[Aim of the exercise]
In the material below, find all lines with the string "page" and copy them.

[Data to use]
==================================================

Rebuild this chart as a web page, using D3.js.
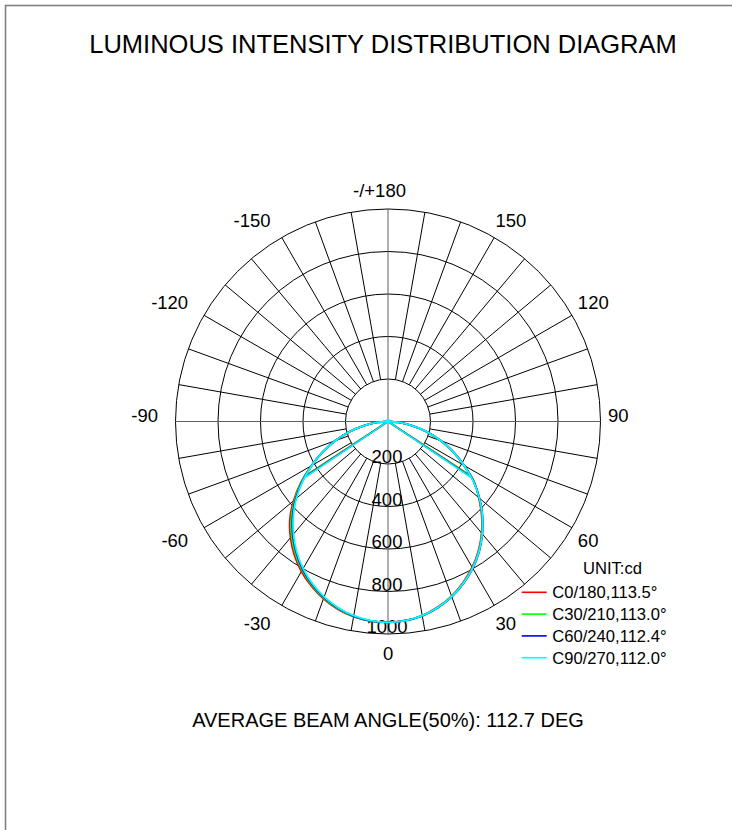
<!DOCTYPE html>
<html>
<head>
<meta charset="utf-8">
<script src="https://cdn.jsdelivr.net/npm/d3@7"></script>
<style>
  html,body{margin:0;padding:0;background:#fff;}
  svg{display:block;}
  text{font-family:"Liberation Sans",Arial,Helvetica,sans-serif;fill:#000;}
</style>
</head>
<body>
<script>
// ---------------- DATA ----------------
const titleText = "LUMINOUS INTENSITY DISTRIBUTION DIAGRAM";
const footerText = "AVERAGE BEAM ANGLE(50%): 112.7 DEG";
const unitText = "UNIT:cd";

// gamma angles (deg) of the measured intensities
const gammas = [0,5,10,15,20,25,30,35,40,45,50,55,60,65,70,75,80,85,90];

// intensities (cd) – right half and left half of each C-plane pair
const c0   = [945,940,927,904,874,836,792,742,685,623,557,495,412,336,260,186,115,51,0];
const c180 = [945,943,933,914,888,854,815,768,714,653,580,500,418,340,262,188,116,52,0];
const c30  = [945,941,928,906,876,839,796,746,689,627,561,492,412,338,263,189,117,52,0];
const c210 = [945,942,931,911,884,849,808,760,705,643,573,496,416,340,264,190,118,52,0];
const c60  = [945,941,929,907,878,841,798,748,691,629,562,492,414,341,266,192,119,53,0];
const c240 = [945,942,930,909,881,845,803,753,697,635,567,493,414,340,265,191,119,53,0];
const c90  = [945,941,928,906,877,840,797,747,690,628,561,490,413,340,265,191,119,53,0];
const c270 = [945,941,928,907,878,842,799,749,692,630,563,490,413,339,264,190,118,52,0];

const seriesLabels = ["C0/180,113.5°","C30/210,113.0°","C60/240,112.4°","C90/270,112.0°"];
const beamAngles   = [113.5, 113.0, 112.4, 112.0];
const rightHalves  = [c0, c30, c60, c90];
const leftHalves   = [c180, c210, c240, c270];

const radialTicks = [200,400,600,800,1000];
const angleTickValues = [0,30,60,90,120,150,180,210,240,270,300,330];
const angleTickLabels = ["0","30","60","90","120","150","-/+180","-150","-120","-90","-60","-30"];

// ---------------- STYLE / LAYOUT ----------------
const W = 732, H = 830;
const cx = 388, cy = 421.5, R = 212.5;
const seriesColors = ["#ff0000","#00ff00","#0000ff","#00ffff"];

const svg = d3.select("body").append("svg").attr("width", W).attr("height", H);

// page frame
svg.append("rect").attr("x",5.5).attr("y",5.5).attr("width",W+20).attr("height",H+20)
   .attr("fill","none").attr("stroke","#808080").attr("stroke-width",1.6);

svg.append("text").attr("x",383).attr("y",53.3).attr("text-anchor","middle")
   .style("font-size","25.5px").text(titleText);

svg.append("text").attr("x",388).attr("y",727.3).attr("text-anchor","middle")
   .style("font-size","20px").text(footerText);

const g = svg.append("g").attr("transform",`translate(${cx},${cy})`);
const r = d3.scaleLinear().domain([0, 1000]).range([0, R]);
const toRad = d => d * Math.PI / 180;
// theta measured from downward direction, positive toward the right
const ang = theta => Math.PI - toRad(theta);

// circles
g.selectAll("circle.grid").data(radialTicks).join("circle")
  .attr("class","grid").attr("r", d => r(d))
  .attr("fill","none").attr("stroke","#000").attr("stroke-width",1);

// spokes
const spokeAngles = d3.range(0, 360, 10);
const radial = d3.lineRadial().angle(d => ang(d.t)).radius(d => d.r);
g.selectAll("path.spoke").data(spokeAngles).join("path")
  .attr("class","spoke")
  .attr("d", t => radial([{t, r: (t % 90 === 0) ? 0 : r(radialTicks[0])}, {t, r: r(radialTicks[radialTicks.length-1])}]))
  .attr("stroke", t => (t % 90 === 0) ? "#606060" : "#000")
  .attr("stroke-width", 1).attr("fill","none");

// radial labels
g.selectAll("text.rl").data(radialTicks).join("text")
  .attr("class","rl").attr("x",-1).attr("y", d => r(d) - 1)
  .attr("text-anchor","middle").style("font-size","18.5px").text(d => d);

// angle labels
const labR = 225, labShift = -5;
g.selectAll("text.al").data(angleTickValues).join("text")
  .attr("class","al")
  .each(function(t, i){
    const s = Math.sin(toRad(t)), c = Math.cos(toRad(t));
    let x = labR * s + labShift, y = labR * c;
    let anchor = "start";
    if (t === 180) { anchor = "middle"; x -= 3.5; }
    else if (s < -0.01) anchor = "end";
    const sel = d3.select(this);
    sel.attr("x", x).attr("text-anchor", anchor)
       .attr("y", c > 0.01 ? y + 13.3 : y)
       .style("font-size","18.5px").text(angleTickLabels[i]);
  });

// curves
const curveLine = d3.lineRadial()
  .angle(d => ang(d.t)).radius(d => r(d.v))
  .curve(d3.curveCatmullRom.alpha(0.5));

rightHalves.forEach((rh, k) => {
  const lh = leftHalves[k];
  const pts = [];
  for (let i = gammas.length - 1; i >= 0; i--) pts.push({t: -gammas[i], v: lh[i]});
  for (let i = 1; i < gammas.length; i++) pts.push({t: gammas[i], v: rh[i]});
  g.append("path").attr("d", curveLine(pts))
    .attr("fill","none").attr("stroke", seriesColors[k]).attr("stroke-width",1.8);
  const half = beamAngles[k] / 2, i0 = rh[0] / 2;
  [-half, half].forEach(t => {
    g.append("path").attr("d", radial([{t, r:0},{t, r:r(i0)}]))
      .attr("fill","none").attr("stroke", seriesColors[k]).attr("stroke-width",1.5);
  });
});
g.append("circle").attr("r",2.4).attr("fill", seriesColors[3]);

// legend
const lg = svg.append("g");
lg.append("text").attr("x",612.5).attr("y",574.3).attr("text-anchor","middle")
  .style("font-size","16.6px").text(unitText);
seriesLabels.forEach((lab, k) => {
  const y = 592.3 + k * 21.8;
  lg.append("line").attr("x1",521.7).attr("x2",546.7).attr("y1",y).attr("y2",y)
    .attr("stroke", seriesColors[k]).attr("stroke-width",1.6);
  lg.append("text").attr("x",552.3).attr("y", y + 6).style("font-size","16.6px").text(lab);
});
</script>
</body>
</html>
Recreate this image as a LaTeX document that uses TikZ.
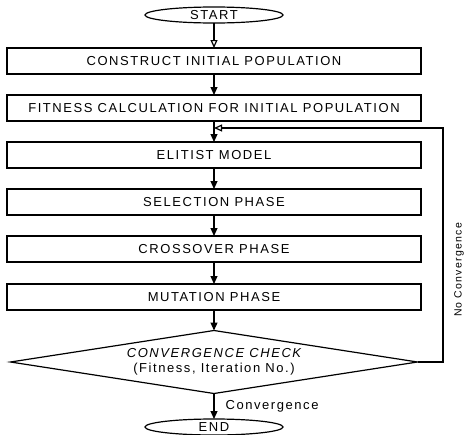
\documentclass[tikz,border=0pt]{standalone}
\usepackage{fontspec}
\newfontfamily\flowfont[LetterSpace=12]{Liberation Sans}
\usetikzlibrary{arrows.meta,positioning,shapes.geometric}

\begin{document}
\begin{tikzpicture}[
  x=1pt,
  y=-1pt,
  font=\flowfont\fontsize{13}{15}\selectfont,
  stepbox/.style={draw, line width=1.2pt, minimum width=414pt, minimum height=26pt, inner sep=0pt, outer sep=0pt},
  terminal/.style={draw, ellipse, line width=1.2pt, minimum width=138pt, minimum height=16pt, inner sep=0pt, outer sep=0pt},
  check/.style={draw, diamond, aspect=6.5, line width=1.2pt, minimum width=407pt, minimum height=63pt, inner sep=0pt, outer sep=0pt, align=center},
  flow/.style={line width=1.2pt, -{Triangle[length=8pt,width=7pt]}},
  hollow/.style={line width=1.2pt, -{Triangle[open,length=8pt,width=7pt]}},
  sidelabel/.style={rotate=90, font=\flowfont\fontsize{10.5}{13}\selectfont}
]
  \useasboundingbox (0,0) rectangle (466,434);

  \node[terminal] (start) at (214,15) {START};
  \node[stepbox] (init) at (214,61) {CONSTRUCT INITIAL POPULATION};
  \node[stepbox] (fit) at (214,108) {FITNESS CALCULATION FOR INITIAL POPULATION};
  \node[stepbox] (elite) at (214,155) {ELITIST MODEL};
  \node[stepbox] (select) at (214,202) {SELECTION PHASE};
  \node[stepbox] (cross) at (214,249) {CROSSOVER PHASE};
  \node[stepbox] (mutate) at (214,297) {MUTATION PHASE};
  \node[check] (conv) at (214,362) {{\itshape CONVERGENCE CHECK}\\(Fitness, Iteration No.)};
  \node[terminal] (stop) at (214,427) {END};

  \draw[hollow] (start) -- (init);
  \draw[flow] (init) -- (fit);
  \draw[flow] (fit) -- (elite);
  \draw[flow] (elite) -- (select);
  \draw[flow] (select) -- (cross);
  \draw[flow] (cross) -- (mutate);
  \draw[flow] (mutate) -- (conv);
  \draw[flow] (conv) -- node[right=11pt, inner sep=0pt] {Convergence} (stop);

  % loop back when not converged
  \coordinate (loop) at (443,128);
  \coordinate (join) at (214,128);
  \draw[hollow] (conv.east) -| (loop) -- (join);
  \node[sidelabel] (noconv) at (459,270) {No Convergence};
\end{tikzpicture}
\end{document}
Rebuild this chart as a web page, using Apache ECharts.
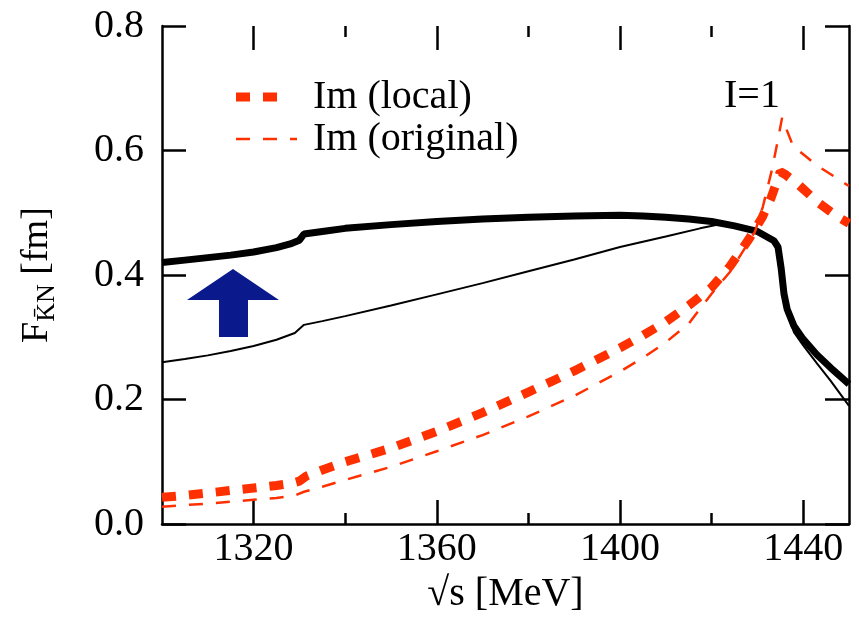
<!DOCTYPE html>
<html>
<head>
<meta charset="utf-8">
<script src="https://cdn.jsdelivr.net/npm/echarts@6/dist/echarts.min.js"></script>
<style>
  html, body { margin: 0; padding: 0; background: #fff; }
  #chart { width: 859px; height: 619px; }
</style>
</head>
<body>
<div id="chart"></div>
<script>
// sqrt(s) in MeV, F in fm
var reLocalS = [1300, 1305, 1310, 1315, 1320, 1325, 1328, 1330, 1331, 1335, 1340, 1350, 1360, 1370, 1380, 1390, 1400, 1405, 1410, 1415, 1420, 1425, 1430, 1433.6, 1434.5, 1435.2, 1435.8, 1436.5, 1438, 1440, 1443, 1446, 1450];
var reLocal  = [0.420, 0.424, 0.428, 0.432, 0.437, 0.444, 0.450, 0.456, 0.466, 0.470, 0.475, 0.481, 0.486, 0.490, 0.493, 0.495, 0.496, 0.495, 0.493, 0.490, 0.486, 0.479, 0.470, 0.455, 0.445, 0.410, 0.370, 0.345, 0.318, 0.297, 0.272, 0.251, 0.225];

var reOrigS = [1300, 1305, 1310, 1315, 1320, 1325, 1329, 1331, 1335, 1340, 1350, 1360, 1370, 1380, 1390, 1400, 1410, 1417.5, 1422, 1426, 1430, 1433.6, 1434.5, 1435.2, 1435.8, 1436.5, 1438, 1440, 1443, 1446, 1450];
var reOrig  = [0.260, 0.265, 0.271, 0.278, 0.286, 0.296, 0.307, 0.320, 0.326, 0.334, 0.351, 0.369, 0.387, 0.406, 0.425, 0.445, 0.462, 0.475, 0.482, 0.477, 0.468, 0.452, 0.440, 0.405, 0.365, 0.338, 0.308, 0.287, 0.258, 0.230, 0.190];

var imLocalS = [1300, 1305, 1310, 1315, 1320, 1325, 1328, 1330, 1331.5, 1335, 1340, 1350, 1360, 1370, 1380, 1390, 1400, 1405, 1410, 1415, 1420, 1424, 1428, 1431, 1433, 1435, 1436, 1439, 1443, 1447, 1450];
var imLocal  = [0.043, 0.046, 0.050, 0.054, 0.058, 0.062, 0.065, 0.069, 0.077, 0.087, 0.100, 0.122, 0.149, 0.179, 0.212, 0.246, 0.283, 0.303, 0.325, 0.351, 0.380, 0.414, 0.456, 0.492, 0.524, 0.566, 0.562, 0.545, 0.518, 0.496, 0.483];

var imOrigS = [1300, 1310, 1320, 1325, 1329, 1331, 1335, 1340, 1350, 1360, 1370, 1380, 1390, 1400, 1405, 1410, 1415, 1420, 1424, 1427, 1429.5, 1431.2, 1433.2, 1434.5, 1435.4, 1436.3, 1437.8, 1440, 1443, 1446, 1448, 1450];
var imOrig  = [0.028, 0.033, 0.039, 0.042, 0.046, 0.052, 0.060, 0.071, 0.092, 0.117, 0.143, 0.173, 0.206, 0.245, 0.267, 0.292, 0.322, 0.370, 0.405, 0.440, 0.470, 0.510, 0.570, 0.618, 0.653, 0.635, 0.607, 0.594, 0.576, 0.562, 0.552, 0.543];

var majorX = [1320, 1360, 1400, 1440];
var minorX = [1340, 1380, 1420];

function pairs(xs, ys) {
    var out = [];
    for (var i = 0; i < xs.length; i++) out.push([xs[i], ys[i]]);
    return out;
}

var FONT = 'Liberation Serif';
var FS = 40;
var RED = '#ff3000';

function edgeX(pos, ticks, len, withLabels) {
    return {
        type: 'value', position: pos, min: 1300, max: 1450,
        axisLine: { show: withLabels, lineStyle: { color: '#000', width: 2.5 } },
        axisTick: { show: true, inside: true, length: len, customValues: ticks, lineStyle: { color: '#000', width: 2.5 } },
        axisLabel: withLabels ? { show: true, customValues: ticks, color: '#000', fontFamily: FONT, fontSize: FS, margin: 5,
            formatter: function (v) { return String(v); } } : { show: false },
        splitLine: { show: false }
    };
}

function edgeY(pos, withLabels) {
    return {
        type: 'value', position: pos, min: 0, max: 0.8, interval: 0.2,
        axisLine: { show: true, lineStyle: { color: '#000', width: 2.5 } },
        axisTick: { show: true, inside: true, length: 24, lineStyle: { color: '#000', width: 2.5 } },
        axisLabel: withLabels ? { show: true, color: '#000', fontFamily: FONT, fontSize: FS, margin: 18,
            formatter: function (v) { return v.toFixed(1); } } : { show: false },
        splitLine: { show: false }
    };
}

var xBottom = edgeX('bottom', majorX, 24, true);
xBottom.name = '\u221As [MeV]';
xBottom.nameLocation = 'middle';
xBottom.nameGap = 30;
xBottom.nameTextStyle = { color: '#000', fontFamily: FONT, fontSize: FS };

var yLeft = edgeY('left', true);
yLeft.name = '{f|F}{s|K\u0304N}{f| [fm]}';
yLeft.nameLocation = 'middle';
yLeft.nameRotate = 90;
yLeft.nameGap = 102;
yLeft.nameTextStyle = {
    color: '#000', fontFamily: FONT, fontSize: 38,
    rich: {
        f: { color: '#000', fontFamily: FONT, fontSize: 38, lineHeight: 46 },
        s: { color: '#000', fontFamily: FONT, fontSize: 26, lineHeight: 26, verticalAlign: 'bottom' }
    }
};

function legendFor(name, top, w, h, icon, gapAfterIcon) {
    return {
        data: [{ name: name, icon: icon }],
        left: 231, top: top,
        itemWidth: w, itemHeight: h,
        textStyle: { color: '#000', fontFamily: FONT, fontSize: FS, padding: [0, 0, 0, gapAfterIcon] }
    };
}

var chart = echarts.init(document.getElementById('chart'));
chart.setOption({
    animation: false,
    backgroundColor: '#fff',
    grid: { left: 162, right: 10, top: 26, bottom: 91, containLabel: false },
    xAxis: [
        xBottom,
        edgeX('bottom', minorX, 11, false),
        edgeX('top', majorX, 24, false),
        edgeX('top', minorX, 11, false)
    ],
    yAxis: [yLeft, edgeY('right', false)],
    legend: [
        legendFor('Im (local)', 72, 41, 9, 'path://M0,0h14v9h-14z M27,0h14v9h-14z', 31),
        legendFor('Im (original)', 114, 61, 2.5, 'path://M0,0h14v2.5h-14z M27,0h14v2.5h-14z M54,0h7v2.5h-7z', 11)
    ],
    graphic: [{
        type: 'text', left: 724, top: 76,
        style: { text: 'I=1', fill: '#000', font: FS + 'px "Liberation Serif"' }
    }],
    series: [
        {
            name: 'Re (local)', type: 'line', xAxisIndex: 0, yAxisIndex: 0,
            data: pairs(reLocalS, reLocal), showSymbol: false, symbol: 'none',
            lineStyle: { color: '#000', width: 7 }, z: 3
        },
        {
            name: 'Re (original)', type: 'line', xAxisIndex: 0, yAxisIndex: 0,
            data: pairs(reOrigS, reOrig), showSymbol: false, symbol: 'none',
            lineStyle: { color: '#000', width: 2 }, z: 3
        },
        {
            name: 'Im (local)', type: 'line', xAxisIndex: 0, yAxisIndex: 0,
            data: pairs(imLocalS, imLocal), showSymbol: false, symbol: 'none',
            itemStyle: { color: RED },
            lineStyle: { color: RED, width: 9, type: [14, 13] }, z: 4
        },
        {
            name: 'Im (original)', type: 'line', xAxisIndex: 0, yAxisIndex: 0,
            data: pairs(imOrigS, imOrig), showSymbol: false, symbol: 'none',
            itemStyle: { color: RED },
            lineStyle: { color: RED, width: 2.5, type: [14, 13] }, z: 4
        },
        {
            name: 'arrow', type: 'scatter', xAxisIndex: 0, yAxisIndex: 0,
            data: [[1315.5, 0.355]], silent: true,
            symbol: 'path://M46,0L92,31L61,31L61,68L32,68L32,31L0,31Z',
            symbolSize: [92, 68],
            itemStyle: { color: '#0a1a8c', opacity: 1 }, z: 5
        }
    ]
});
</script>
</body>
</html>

==================================================

[Result]
Rebuild this chart as a web page, using D3.js.
// page frame
Rebuild this chart as a web page, using Apache ECharts.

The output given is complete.